Begin

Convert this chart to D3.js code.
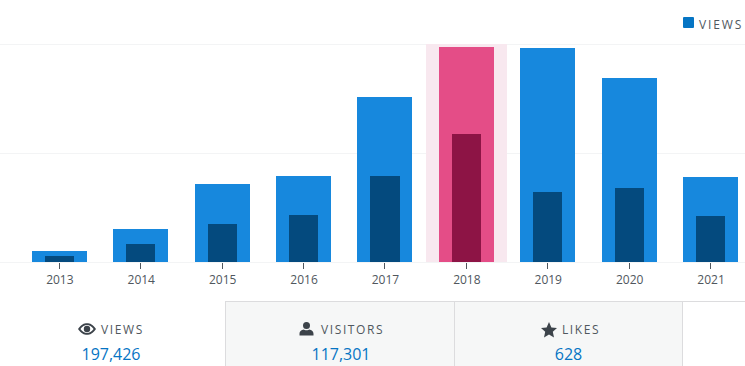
<!DOCTYPE html>
<html>
<head>
<meta charset="utf-8">
<script src="https://cdn.jsdelivr.net/npm/d3@7"></script>
<style>
html, body { margin: 0; padding: 0; background: #fff; }
svg { display: block; overflow: visible; font-family: "Open Sans", sans-serif; }
</style>
</head>
<body>
<svg id="chart" width="745" height="366"></svg>
<script>
const years = ['2013', '2014', '2015', '2016', '2017', '2018', '2019', '2020', '2021'];
const views = [2000, 6100, 14300, 15800, 30300, 39500, 39300, 33800, 15600];
const visitors = [1100, 3300, 7000, 8600, 15800, 23500, 12800, 13600, 8400];
const gridValues = [0, 20000, 40000];
const selectedYear = '2018';
const summaryLabels = ['VIEWS', 'VISITORS', 'LIKES'];
const summaryValues = ['197,426', '117,301', '628'];

let svg = d3.select('#chart');

let x = d3.scaleBand().domain(years).range([18.65, 751.25]);
let y = d3.scaleLinear().domain([0, 40000]).range([262, 44]);

let outerWidth = 55, innerWidth = 29.3;

// grid
svg.selectAll('.grid')
    .data(gridValues)
    .enter()
    .append('line')
    .attr('x1', 0)
    .attr('x2', 745)
    .attr('y1', d => y(d) + 0.5)
    .attr('y2', d => y(d) + 0.5)
    .attr('stroke', '#f3f4f5');

// highlight behind selected year
svg.append('rect')
    .attr('x', x(selectedYear))
    .attr('y', y(40000))
    .attr('width', x.bandwidth())
    .attr('height', y(0) - y(40000))
    .attr('shape-rendering', 'crispEdges')
    .attr('fill', '#f8e8ef');

let center = d => x(d) + x.bandwidth() / 2;

svg.selectAll('.views')
    .data(years)
    .enter()
    .append('rect')
    .attr('x', d => center(d) - outerWidth / 2)
    .attr('y', (d, i) => y(views[i]))
    .attr('width', outerWidth)
    .attr('height', (d, i) => y(0) - y(views[i]))
    .attr('shape-rendering', 'crispEdges')
    .attr('fill', d => d == selectedYear ? '#e44d87' : '#1788dd');

svg.selectAll('.visitors')
    .data(years)
    .enter()
    .append('rect')
    .attr('x', d => center(d) - innerWidth / 2)
    .attr('y', (d, i) => y(visitors[i]))
    .attr('width', innerWidth)
    .attr('height', (d, i) => y(0) - y(visitors[i]))
    .attr('shape-rendering', 'crispEdges')
    .attr('fill', d => d == selectedYear ? '#8d1445' : '#044a7e');

// x axis
let axis = svg.append('g')
    .attr('transform', 'translate(0,262)')
    .call(d3.axisBottom(x).tickSize(5).tickSizeOuter(0).tickPadding(8));
axis.select('.domain').remove();
axis.selectAll('line')
    .attr('stroke', '#50575e')
    .attr('shape-rendering', 'crispEdges')
    .attr('y1', 1)
    .attr('y2', 7);
axis.selectAll('text')
    .attr('x', 0.5)
    .attr('font-family', '"Open Sans", sans-serif')
    .attr('font-size', 12)
    .attr('fill', '#50575e');

// legend
svg.append('rect')
    .attr('x', 683)
    .attr('y', 17)
    .attr('width', 11)
    .attr('height', 11)
    .attr('rx', 1)
    .attr('fill', '#0675c4');
svg.append('text')
    .attr('x', 699)
    .attr('y', 28.5)
    .attr('font-size', 12)
    .attr('letter-spacing', 1.9)
    .attr('fill', '#50575e')
    .text('VIEWS');

// summary tabs
let tabEdges = [225, 454, 682];
svg.append('rect')
    .attr('x', 225)
    .attr('y', 301)
    .attr('width', 457)
    .attr('height', 65)
    .attr('fill', '#f6f7f7');
svg.append('line')
    .attr('x1', 225)
    .attr('x2', 745)
    .attr('y1', 301.5)
    .attr('y2', 301.5)
    .attr('stroke', '#dcdcde');
svg.selectAll('.tabline')
    .data(tabEdges)
    .enter()
    .append('line')
    .attr('x1', d => d + 0.5)
    .attr('x2', d => d + 0.5)
    .attr('y1', 301)
    .attr('y2', 366)
    .attr('stroke', '#dcdcde');

let tabCenters = [110, 340, 568];
let labelStart = [101, 321, 562];
let icons = [
    'M-9 0C-6 -4.6 -3 -5.8 0 -5.8C3 -5.8 6 -4.6 9 0C6 4.6 3 5.8 0 5.8C-3 5.8 -6 4.6 -9 0ZM-6.6 0C-4.6 2.9 -2.4 4 0 4C2.4 4 4.6 2.9 6.6 0C4.6 -2.9 2.4 -4 0 -4C-2.4 -4 -4.6 -2.9 -6.6 0ZM0 -3.2A3.2 3.2 0 1 1 0 3.2A3.2 3.2 0 1 1 0 -3.2Z',
    'M0 -7A3.5 3.5 0 1 1 0 0A3.5 3.5 0 1 1 0 -7ZM-7 5C-7 2 -4.5 1 -3 0.6C-2 1.5 2 1.5 3 0.6C4.5 1 7 2 7 5V6.5H-7Z',
    'M0 -8L2.4 -2.5L8 -2L3.8 1.8L5 7.5L0 4.6L-5 7.5L-3.8 1.8L-8 -2L-2.4 -2.5Z'
];
let iconX = [87, 306.5, 549];
let iconY = [329, 329, 330];

svg.selectAll('.tabicon')
    .data(icons)
    .enter()
    .append('path')
    .attr('d', d => d)
    .attr('fill-rule', 'evenodd')
    .attr('fill', '#3c434a')
    .attr('transform', (d, i) => 'translate(' + iconX[i] + ',' + iconY[i] + ')');

svg.selectAll('.tablabel')
    .data(summaryLabels)
    .enter()
    .append('text')
    .attr('x', (d, i) => labelStart[i])
    .attr('y', 334)
    .attr('font-size', 12)
    .attr('letter-spacing', 1.6)
    .attr('fill', '#50575e')
    .text(d => d);

svg.selectAll('.tabvalue')
    .data(summaryValues)
    .enter()
    .append('text')
    .attr('x', (d, i) => tabCenters[i] + (i == 2 ? 0.5 : 1))
    .attr('y', 360)
    .attr('text-anchor', 'middle')
    .attr('font-size', 16)
    .attr('fill', '#0675c4')
    .text(d => d);
</script>
</body>
</html>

End

EXERCISE REQUIREMENTS:
Starting at the first line of the material, output exactly the lines up to and including the one with "let center = d => x(d) + x.bandwidth() / 2;". Do not include the pictures.

OUTPUT FOR THIS TASK:
Convert this chart to D3.js code.
<!DOCTYPE html>
<html>
<head>
<meta charset="utf-8">
<script src="https://cdn.jsdelivr.net/npm/d3@7"></script>
<style>
html, body { margin: 0; padding: 0; background: #fff; }
svg { display: block; overflow: visible; font-family: "Open Sans", sans-serif; }
</style>
</head>
<body>
<svg id="chart" width="745" height="366"></svg>
<script>
const years = ['2013', '2014', '2015', '2016', '2017', '2018', '2019', '2020', '2021'];
const views = [2000, 6100, 14300, 15800, 30300, 39500, 39300, 33800, 15600];
const visitors = [1100, 3300, 7000, 8600, 15800, 23500, 12800, 13600, 8400];
const gridValues = [0, 20000, 40000];
const selectedYear = '2018';
const summaryLabels = ['VIEWS', 'VISITORS', 'LIKES'];
const summaryValues = ['197,426', '117,301', '628'];

let svg = d3.select('#chart');

let x = d3.scaleBand().domain(years).range([18.65, 751.25]);
let y = d3.scaleLinear().domain([0, 40000]).range([262, 44]);

let outerWidth = 55, innerWidth = 29.3;

// grid
svg.selectAll('.grid')
    .data(gridValues)
    .enter()
    .append('line')
    .attr('x1', 0)
    .attr('x2', 745)
    .attr('y1', d => y(d) + 0.5)
    .attr('y2', d => y(d) + 0.5)
    .attr('stroke', '#f3f4f5');

// highlight behind selected year
svg.append('rect')
    .attr('x', x(selectedYear))
    .attr('y', y(40000))
    .attr('width', x.bandwidth())
    .attr('height', y(0) - y(40000))
    .attr('shape-rendering', 'crispEdges')
    .attr('fill', '#f8e8ef');

let center = d => x(d) + x.bandwidth() / 2;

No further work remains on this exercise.